The Editor Speaks: US Election today
The utterly appalling bias towards one candidate (80% plus got Hilary Clinton) by the television stations and media houses, has made me switch my news coverage. When you watch a live debate and then see how it is reported one wonders if you have actually watched the same thing. The editing bias is plain to see.
One can expect it from the political ads where when Trump actually only silently mouths a swear word, we hear a loud bleep in time with his mouth to give the impression he actually spoke it. However, when that is done on the actual news report I have a big problem with it.
Is there anything anyone can learn from this election where two terrible awful persons were the choice before the people and one of them is the next president?
Where statesmanship and manners were non-existence, lies were thrown out as facts, minorities were picked on as not even second class persons, what you looked like and where you stood at whose rally you supported made you into a demonic character.
Yes. Despite all this there is a lot we can learn and should learn.
Perusing the websites I found these opinions to my liking:
By Habib Fanny From Quora
Gaffes don’t really matter.
The politics of racial resentment are real. They are still with us and they are very powerful.
Political ads don’t really matter. Trump has been outspent all along, first during the primary and now by HRC. Yet there’s little indication that this has made any difference.
Maybe the “ground game” doesn’t really matter. We’ll have to see what actually happens on election day. Hillary will have a much better ground game. If this matters, she will likely do better than the polls indicate because more of her supporters will turn out.
Political parties are losing control of the nomination process. It’s not a done deal yet. Republicans, if they had coalesced around one establishment nominee rather than 3 million, would have been able to stop Trump. And Sanders did not win against HRC. That said, the party establishments are noticing that the internet is leading to the democratization of the nominating process at long last. This will means that over the course of the 21st century, nominees will come to more closely embody the will of the average primary partisan. The corollary is that polarization will increase, since primary voters are more partisan than the electorate at large.
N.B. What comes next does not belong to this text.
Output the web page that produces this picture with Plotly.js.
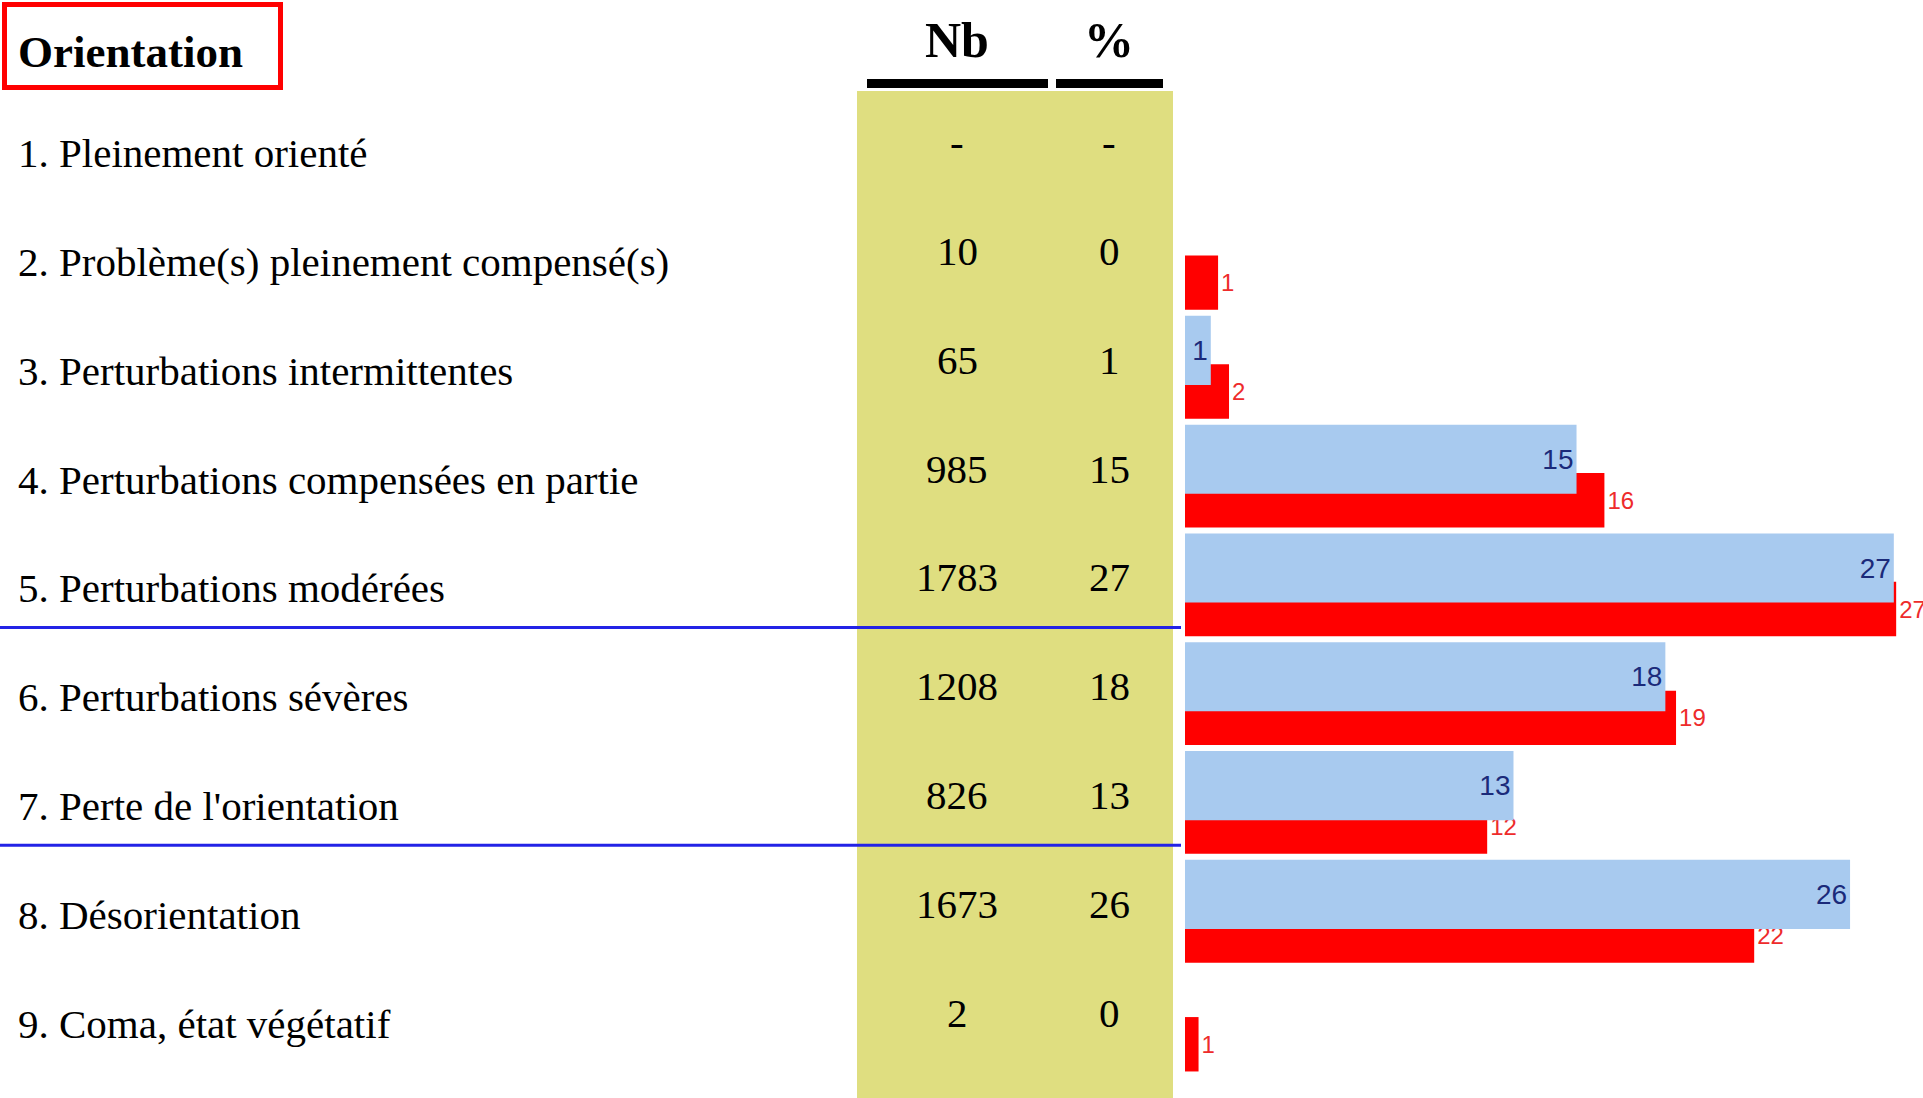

A lot of people don’t understand the brutal logic of the first-past-the-post electoral system we have. They don’t realize that this means that each side does best when it consolidates its votes into one candidate and that whichever side splits its votes more will likely lose. They think the 2-party system is a result of a conspiracy when in fact if is the result of arithmetic. They resent being told that they are wasting their vote when it is exactly what they are doing. I’m all for switching to a parliamentary system or to instant-runoff voting or to proportional representation or to whatever other rational system will be proposed. But until that is done, our elections will continue to be governed by the cold, hard logic of the first-past-the-post system.
The Reaganite/Randian/CofC/donor elite of the GOP never had the white working class’s support for their agenda of political economy, minarchism, “constitutionalism”. It was Calvinist karma/racial resentment/antipathy towards the range of social changes of the 1960s that motivated this base the whole time. The base was always paleocon, never movement conservative.
What is, to my mind, still somewhat unclear is why this bubble didn’t burst to Patrick Buchanan’s benefit in the 1990s, when the wave of illegal immigration over the US’s southern border was acute, the stuff of the nightly news. Which is related to the issue of “What does Trumpism look like without Trump?”
But beyond the idea that Buchanan could act movementish and yet faux-intellectual and therefore was not likely to be the standard bearer with Appalachian evangelicals, it just underscores how freaking latched movement conservatism has made itself in American political culture.
Relatedly, the religious right is dead.
It may have required a loathsome orange wrecking ball to dislodge it all since the GOP has been operating on nothing but anti-liberal, then anti-Obama autopilot for 9–10 years. But much of Reaganism has come visibly unspooled in 2016 in a way that can’t now be ignored.
SOURCE: https://www.quora.com/What-political-philosophy-can-we-learn-from-the-2016-US-Presidential-election
There are a couple of interesting comments there, too, plus the more usual idiot spiteful ones.
Thank goodness it will be Election yesterday.